What needs to be done:
Count the lines below that contain the word "matplotlib". Give only the number.

====

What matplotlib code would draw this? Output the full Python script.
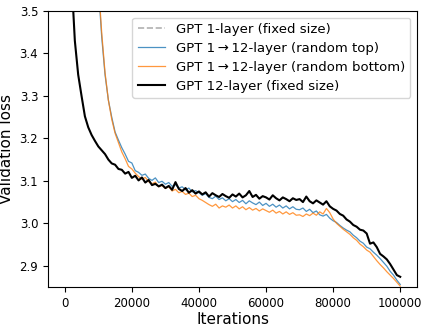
import numpy as np
import matplotlib
matplotlib.use("Agg")
import matplotlib.pyplot as plt

# ==================== data ====================
# validation loss, logged every 1000 iterations

iters_12 = list(range(1000, 100001, 1000))
loss_12 = [
    4.00, 3.58, 3.43, 3.35, 3.30, 3.252, 3.226, 3.208, 3.194, 3.181,
    3.172, 3.163, 3.150, 3.141, 3.138, 3.128, 3.126, 3.117, 3.121, 3.107,
    3.112, 3.101, 3.108, 3.096, 3.102, 3.090, 3.093, 3.087, 3.091, 3.083,
    3.088, 3.079, 3.097, 3.081, 3.076, 3.083, 3.072, 3.078, 3.070, 3.075,
    3.068, 3.073, 3.063, 3.071, 3.066, 3.062, 3.069, 3.064, 3.060, 3.068,
    3.063, 3.070, 3.061, 3.066, 3.076, 3.062, 3.067, 3.058, 3.064, 3.061,
    3.056, 3.066, 3.059, 3.054, 3.061, 3.057, 3.052, 3.059, 3.055, 3.057,
    3.050, 3.063, 3.052, 3.047, 3.054, 3.049, 3.044, 3.052, 3.040, 3.034,
    3.030, 3.022, 3.018, 3.009, 3.004, 2.996, 2.992, 2.985, 2.983, 2.976,
    2.952, 2.955, 2.944, 2.928, 2.922, 2.915, 2.904, 2.891, 2.878, 2.874,
]

iters_grow = list(range(10000, 100001, 1000))
loss_top = [
    3.56, 3.44, 3.35, 3.29, 3.25, 3.215, 3.196, 3.178, 3.163, 3.146,
    3.142, 3.124, 3.120, 3.113, 3.116, 3.106, 3.101, 3.107, 3.096, 3.099,
    3.092, 3.096, 3.087, 3.091, 3.083, 3.086, 3.079, 3.083, 3.074, 3.077,
    3.072, 3.066, 3.070, 3.061, 3.058, 3.064, 3.056, 3.060, 3.053, 3.058,
    3.051, 3.056, 3.049, 3.054, 3.046, 3.053, 3.048, 3.044, 3.050, 3.042,
    3.047, 3.040, 3.045, 3.038, 3.043, 3.036, 3.041, 3.034, 3.039, 3.033,
    3.032, 3.036, 3.028, 3.033, 3.025, 3.029, 3.020, 3.017, 3.021, 3.012,
    3.006, 3.002, 2.995, 2.989, 2.984, 2.980, 2.972, 2.966, 2.958, 2.953,
    2.944, 2.940, 2.932, 2.925, 2.917, 2.908, 2.899, 2.887, 2.878, 2.866,
    2.856,
]
loss_bottom = [
    3.57, 3.45, 3.355, 3.29, 3.245, 3.212, 3.190, 3.168, 3.152, 3.134,
    3.128, 3.118, 3.110, 3.104, 3.108, 3.098, 3.093, 3.097, 3.086, 3.089,
    3.082, 3.086, 3.076, 3.080, 3.072, 3.075, 3.068, 3.071, 3.063, 3.066,
    3.058, 3.054, 3.049, 3.044, 3.040, 3.045, 3.036, 3.041, 3.038, 3.043,
    3.036, 3.041, 3.034, 3.039, 3.032, 3.037, 3.031, 3.035, 3.029, 3.034,
    3.030, 3.026, 3.031, 3.024, 3.028, 3.022, 3.027, 3.021, 3.025, 3.019,
    3.020, 3.016, 3.022, 3.018, 3.024, 3.019, 3.027, 3.022, 3.035, 3.025,
    3.010, 3.000, 2.993, 2.986, 2.980, 2.974, 2.966, 2.960, 2.951, 2.945,
    2.937, 2.932, 2.922, 2.912, 2.903, 2.895, 2.886, 2.878, 2.870, 2.861,
    2.852,
]

# 1-layer model stays above the visible range
iters_1 = [1000, 20000, 40000, 60000, 80000, 100000]
loss_1 = [4.60, 3.95, 3.88, 3.84, 3.78, 3.70]

labels = [
    "GPT 1-layer (fixed size)",
    "GPT 1\u2009\u2192\u200912-layer (random top)",
    "GPT 1\u2009\u2192\u200912-layer (random bottom)",
    "GPT 12-layer (fixed size)",
]

# ==================== plot ====================
fig = plt.figure(figsize=(4.28, 3.29), dpi=100)
ax = fig.add_axes([48 / 428, 42 / 329, 369 / 428, 276 / 329])

ax.plot(iters_1, loss_1, color="#b0b0b0", ls="--", lw=1.2, label=labels[0])
ax.plot(iters_grow, loss_top, color="#1f77b4", lw=0.9, alpha=0.8, label=labels[1])
ax.plot(iters_grow, loss_bottom, color="#ff7f0e", lw=0.9, alpha=0.8, label=labels[2])
ax.plot(iters_12, loss_12, color="black", lw=1.5, label=labels[3])

ax.set_xlim(-5000, 105000)
ax.set_ylim(2.85, 3.5)
ax.set_xticks([0, 20000, 40000, 60000, 80000, 100000])
ax.set_yticks([2.9, 3.0, 3.1, 3.2, 3.3, 3.4, 3.5])
ax.tick_params(labelsize=8.5)
ax.set_xlabel("Iterations", fontsize=11, labelpad=2)
ax.set_ylabel("Validation loss", fontsize=11)

ax.legend(loc="upper right", fontsize=9.5, handlelength=2.1, borderaxespad=0.5,
          labelspacing=0.45)

fig.savefig("out.png", dpi=100)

====

Expected answer:
4